Incentives from the government to switch to legal crops have fallen short of achieving their intended effect, as farmers in Columbia’s rural areas are actually planting more coca crop in order to gain government investment and resources in their communities.

What’s more, FARC’s demobilization has removed Columbia’s military from the equation. Where once the military directly engaged FARC and its drug trade, which fueled their insurgency in part, now the fight is an economic and sociological one.

The net effect is booming cocaine production, up to 710 metric tons last year from just 235 metric tons in 2013. There is so much coca being grown in Columbia that the supply is in many cases exceeding demand, with plants left to wither and die in fields as farmers attempt to keep up.

Previous strategies of spraying coca fields with herbicide were subsidized by the U.S., who still would like to see the strategy expanded.

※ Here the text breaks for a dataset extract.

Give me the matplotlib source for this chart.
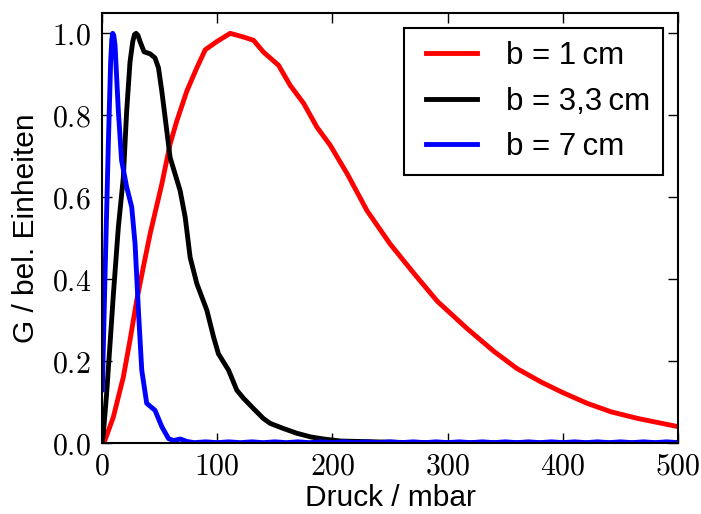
import matplotlib
matplotlib.use("Agg")
import matplotlib.pyplot as plt
from matplotlib.ticker import FuncFormatter
from matplotlib.legend_handler import HandlerLine2D

plt.rcParams['mathtext.fontset'] = 'cm'
plt.rcParams['font.family'] = ['Liberation Sans', 'DejaVu Sans']

# b = 1 cm
x_red = [0, 2.6, 9.9, 18.5, 24.3, 30.1, 35.9, 41.7, 51.9, 59.1, 64.9, 73.6, 82.3, 89.6,
         99.7, 111.2, 122.8, 131.5, 140.2, 153.2, 163.3, 175, 186.5, 198, 213, 230, 250,
         271, 291, 317, 340, 360, 381, 400, 421, 442, 465, 500]
y_red = [0, 0.007, 0.064, 0.161, 0.251, 0.348, 0.43, 0.51, 0.632, 0.73, 0.786, 0.859, 0.916, 0.96,
         0.98, 1.0, 0.991, 0.983, 0.954, 0.922, 0.873, 0.829, 0.771, 0.727, 0.656, 0.567, 0.486,
         0.413, 0.346, 0.279, 0.224, 0.182, 0.149, 0.123, 0.097, 0.076, 0.06, 0.04]

# b = 3,3 cm
x_black = [0, 1.2, 4, 7, 9.9, 14.2, 18.5, 21.4, 24.3, 26.7, 28.2, 29.6, 31.2, 33, 36.5, 41.7, 46, 49,
           51.9, 54.8, 59.1, 63.5, 67.8, 72.2, 76.5, 82.3, 91, 96.8, 101, 109.8, 117, 122.9,
           131.5, 140, 146, 157, 169, 181, 192, 207, 236, 270, 350, 500]
y_black = [0, 0.024, 0.12, 0.243, 0.364, 0.527, 0.648, 0.81, 0.93, 0.98, 0.997, 1.0, 0.995, 0.98, 0.955,
           0.95, 0.94, 0.916, 0.859, 0.794, 0.697, 0.656, 0.616, 0.551, 0.453, 0.389, 0.324, 0.259, 0.218,
           0.178, 0.129, 0.109, 0.084, 0.06, 0.048, 0.036, 0.024, 0.015, 0.01, 0.005, 0.003, 0.001,
           0.0005, 0.0]

# b = 7 cm
x_blue = [0.3, 2.6, 5.5, 7.5, 8.5, 9.3, 10.2, 11.3, 14.2, 17, 21.4, 25.8, 28.7, 31.6, 34.5, 38.8, 46,
          51.9, 57.7, 62, 67.8, 73.6, 80, 90, 100, 110, 120, 130, 140, 150, 160, 170, 180,
          190, 200, 210, 220, 230, 240, 250, 260, 270, 280, 290, 300, 310, 320, 330, 340,
          350, 360, 370, 380, 390, 400, 410, 420, 430, 440, 450, 460, 470, 480, 490, 500]
y_blue = [0.13, 0.405, 0.73, 0.93, 0.985, 1.0, 0.995, 0.972, 0.81, 0.69, 0.625, 0.576, 0.486, 0.324,
          0.178, 0.097, 0.08, 0.04, 0.011, 0.006, 0.01, 0.004, 0.001, 0.003, 0.001, 0.003, 0.001,
          0.003, 0.001, 0.003, 0.001, 0.003, 0.001, 0.003, 0.001, 0.003, 0.001, 0.003, 0.001, 0.003,
          0.001, 0.003, 0.001, 0.003, 0.001, 0.003, 0.001, 0.003, 0.001, 0.003, 0.001, 0.003, 0.001,
          0.003, 0.001, 0.003, 0.001, 0.003, 0.001, 0.003, 0.001, 0.003, 0.001, 0.003, 0.001]

labels = ['b = 1\u2009cm', 'b = 3,3\u2009cm', 'b = 7\u2009cm']


class ShortLine(HandlerLine2D):
    # legend line sits inside the handle box with some space on both sides
    def get_xdata(self, legend, xdescent, ydescent, width, height, fontsize):
        xd = [-xdescent + 0.13 * width, -xdescent + 0.88 * width]
        return xd, xd


fig = plt.figure(figsize=(7.01, 5.14), dpi=100)
ax = fig.add_axes([0.1455, 0.138, 0.822, 0.837])

ax.plot(x_red, y_red, color='red', lw=3.5, label=labels[0])
ax.plot(x_black, y_black, color='black', lw=3.5, label=labels[1])
ax.plot(x_blue, y_blue, color='blue', lw=3.5, label=labels[2])

ax.set_xlim(0, 500)
ax.set_ylim(0, 1.05)
ax.set_xticks([0, 100, 200, 300, 400, 500])
ax.set_yticks([0, 0.2, 0.4, 0.6, 0.8, 1.0])
ax.xaxis.set_major_formatter(FuncFormatter(lambda v, p: r'$%d$' % v))
ax.yaxis.set_major_formatter(FuncFormatter(lambda v, p: r'$%.1f$' % v))
ax.tick_params(direction='in', length=7, width=1, top=True, right=True, labelsize=21.5)
ax.tick_params(axis='x', pad=7)
ax.tick_params(axis='y', pad=8)
for s in ax.spines.values():
    s.set_linewidth(1.5)

ax.set_xlabel('Druck / mbar', fontsize=21.5, labelpad=2)
ax.set_ylabel('G / bel. Einheiten', fontsize=21.5, labelpad=8)

leg = ax.legend(loc='upper right', fontsize=22.5, handlelength=2.2, handletextpad=0.65,
                borderpad=0.4, fancybox=False, framealpha=1, edgecolor='black',
                handler_map={plt.Line2D: ShortLine()})
leg.get_frame().set_linewidth(1.5)

fig.savefig('out.png', dpi=100)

The U.S. and the Columbian governments have worked closely over the last 17 years, with the U.S. providing over $10 billion to help dismantle the FARC and counter the drug trade through “Plan Columbia.” Additional American military assets and targeting technology likely helped tip the war in Columbia’s favor, leading to the historic peace deal signed last November between the government and the FARC.

But in addition to the monetary incentives to plant coca in the post-FARC Columbia, the demand for cocaine among U.S. drug users is skyrocketing, further incentivizing the drug economy in Columbia and Mexico, where powerful cartels work to push drugs to the enormous U.S. market, which remains the largest in the world.

Cocaine use is up for Americans, at its highest levels in over a decade. The rise is partly due to young Americans being more willing to use the drug; there were nearly 1 million new users of cocaine in 2015, a 61% increase in just two years from 2013. Many experts believe the rise is related to an unusual inversion of standard economic principles; skyrocketing demand is a result of the increase in supply and availability. Despite some attention on the American opioid epidemic, specifically in poor communities, the rise in cocaine use in the U.S. has largely been minimized.